To add insult to injury Donald Trump is milking the situation for his 
own benefit based on not just an absence of evidence but a deliberate 
policy of ignoring it when it doesn't suit him. He is truly a 
Machiavellian figure and whether he wins or not he has polluted and 
diminished the world view of America - which is a great shame as he is 
not representative of the vast majority of Americans I have enjoyed 
working with and getting to know over the last 15 years or so.  It 
saddens me greatly every time I see him suck up airtime with vacuous 
statements of intent and a manifest lack of statesmanship. 

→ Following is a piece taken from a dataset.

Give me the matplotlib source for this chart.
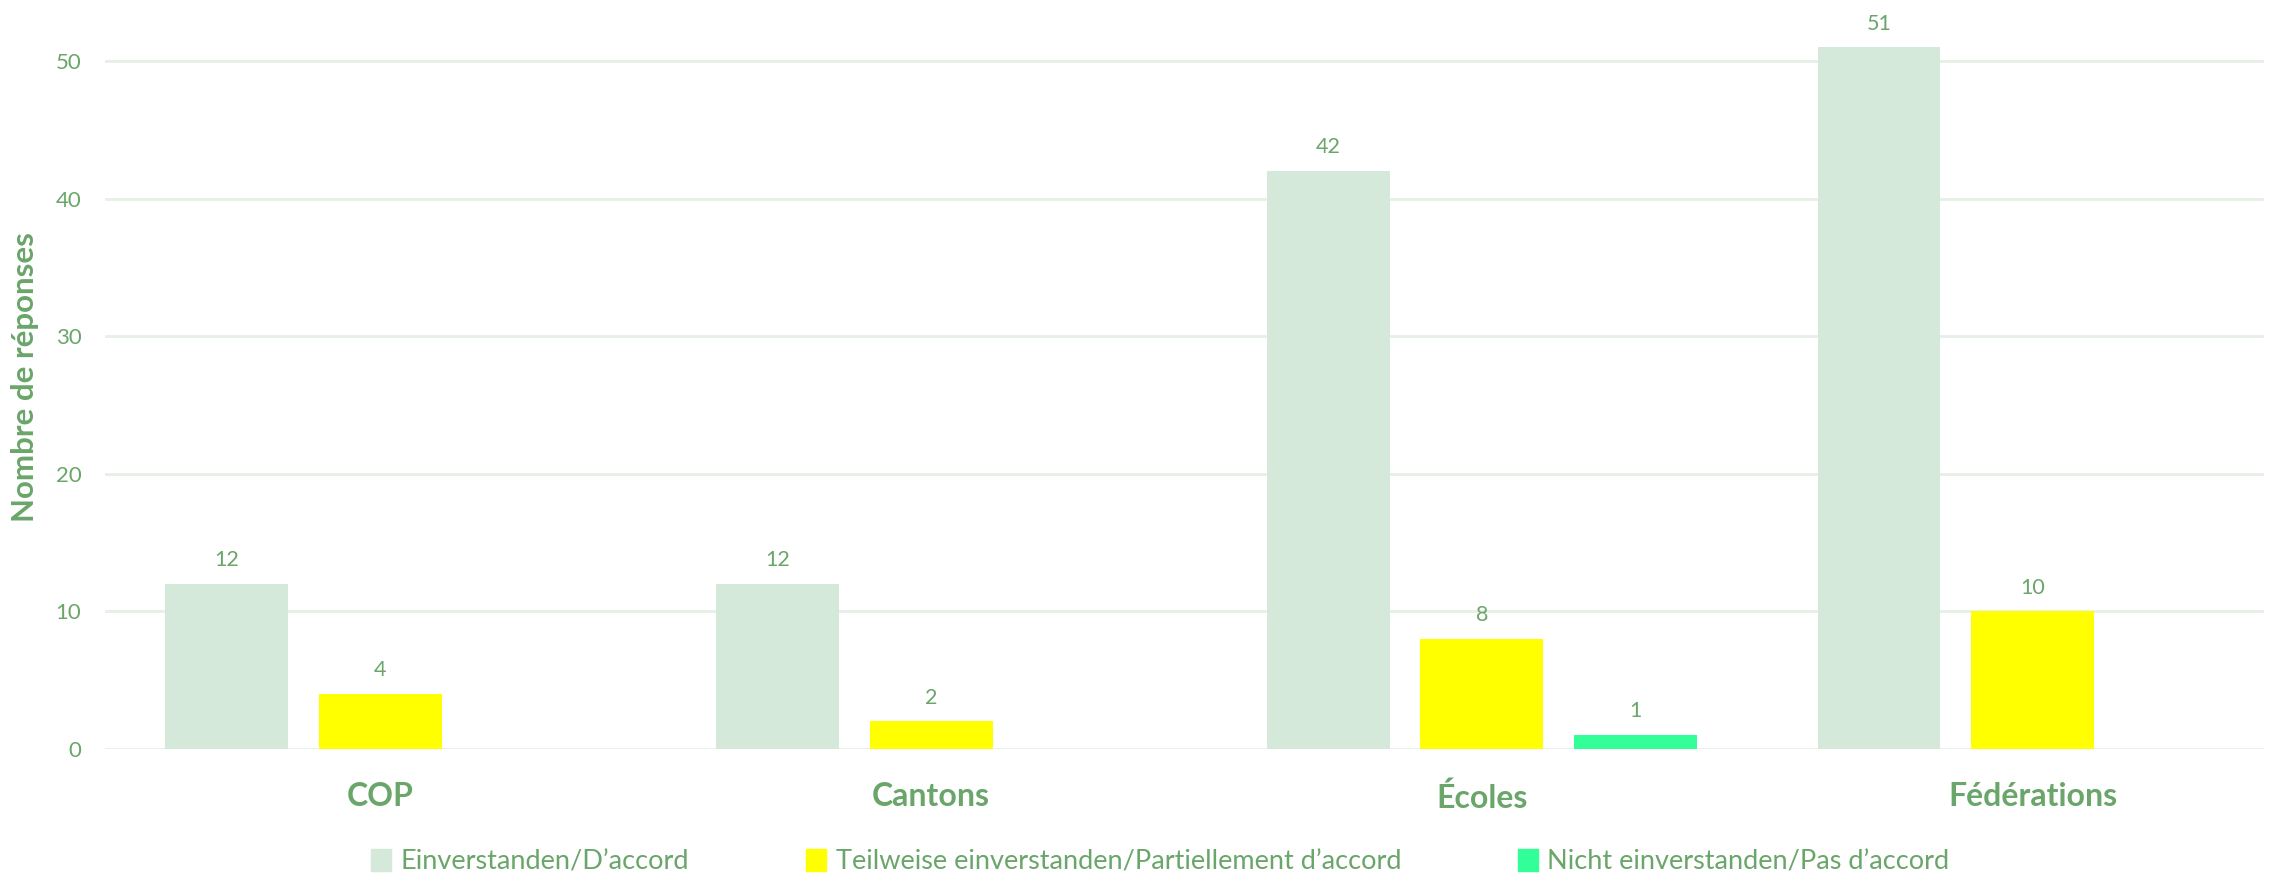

Anyway, I am at the risk of being sanctimonious and that is not my 
intention. I applaud your intention to keep traveling and hope you do 
so safely. There is of course a difference between being 
cautious/sensible and paranoid/trapped. Know the risks but calculate 
them based on a genuine assessment and not a media-hyped one. As for 
your personal thought process when confronted by Muslim youths on a tube 
I don't think you should feel ashamed at all. Civilization can be 
described as the process of a reasoned and rational approach overriding 
instincts and urges. You can't help the latter but can control them with 
the former and this is what you did.  

Anyway, I am in my airline seat ready to return to Atlanta now. I hope 
all is well with you and Sandy and we will see you soon I hope.